Here it's a three day weekend from school. Which led to the following observation from LG: "They call it Good Friday because you don't have to go to school. And that's good!"
Grade 12 enriched english consisted of me, in the library, ostensibly writing an extended essay about censorship (which I did do, eventually), but I was attracted to this small shelf with 8 handwriting analysis books on it. I think the librarian had an interest, and it struck me as very strange in our library to have EIGHT books about handwriting analysis. I felt like I'd stumbled on a secret.
So that's what I did, for about a month: read these books and try to do the analysis. It was a fun party trick: get samples from everyone, mix them up, and then vote on which description fit who.

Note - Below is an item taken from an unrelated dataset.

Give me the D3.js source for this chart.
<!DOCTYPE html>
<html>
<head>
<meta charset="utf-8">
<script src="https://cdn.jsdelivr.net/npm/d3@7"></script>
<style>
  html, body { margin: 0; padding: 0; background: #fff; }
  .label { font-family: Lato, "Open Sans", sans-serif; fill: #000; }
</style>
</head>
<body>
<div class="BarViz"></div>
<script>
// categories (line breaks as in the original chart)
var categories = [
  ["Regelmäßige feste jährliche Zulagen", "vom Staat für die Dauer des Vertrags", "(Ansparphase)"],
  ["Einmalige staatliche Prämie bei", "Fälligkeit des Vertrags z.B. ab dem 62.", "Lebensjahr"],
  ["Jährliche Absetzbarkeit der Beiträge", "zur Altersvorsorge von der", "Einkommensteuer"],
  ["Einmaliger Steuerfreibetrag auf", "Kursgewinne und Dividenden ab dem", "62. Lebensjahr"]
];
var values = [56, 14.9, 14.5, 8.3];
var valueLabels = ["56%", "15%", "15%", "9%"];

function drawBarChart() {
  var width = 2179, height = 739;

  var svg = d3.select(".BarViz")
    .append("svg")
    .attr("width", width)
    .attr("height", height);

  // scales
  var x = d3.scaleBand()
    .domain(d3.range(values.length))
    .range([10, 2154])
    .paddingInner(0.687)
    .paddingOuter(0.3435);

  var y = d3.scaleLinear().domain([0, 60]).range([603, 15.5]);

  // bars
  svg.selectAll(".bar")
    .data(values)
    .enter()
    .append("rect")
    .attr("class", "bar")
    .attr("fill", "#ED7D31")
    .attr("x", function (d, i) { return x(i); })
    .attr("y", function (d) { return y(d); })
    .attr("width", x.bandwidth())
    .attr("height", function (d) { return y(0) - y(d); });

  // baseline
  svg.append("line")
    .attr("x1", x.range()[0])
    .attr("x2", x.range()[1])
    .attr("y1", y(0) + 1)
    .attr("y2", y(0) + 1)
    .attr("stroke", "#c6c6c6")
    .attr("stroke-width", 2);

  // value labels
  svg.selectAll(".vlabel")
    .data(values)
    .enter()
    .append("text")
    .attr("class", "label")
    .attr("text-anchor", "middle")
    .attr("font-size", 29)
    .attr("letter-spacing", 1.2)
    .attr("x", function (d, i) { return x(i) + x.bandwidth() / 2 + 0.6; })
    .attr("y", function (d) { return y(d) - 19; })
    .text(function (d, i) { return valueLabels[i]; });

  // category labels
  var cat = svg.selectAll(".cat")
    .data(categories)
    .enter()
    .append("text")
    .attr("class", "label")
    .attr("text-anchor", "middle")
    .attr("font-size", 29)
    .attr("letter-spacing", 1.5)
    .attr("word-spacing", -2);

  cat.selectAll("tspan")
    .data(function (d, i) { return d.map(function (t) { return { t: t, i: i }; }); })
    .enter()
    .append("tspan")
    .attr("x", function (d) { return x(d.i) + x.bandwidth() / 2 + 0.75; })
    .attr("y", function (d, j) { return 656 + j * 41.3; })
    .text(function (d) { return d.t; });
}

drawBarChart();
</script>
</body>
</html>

There were some aspects I found often true, and some aspects which seemed to have no dependability. How you spend money is one of them; also the "whether you're a natty dresser" indicator - but both of these things would have different influences and causes, right?
Anyway; now I roughly use handwriting to tell me a particular snapshot of a person's mental state in the moment, if I have a baseline of who they are already. But we all already do that - if someone's writing gets really loopy and big and the pen strokes are heavy, they're probably upset, right?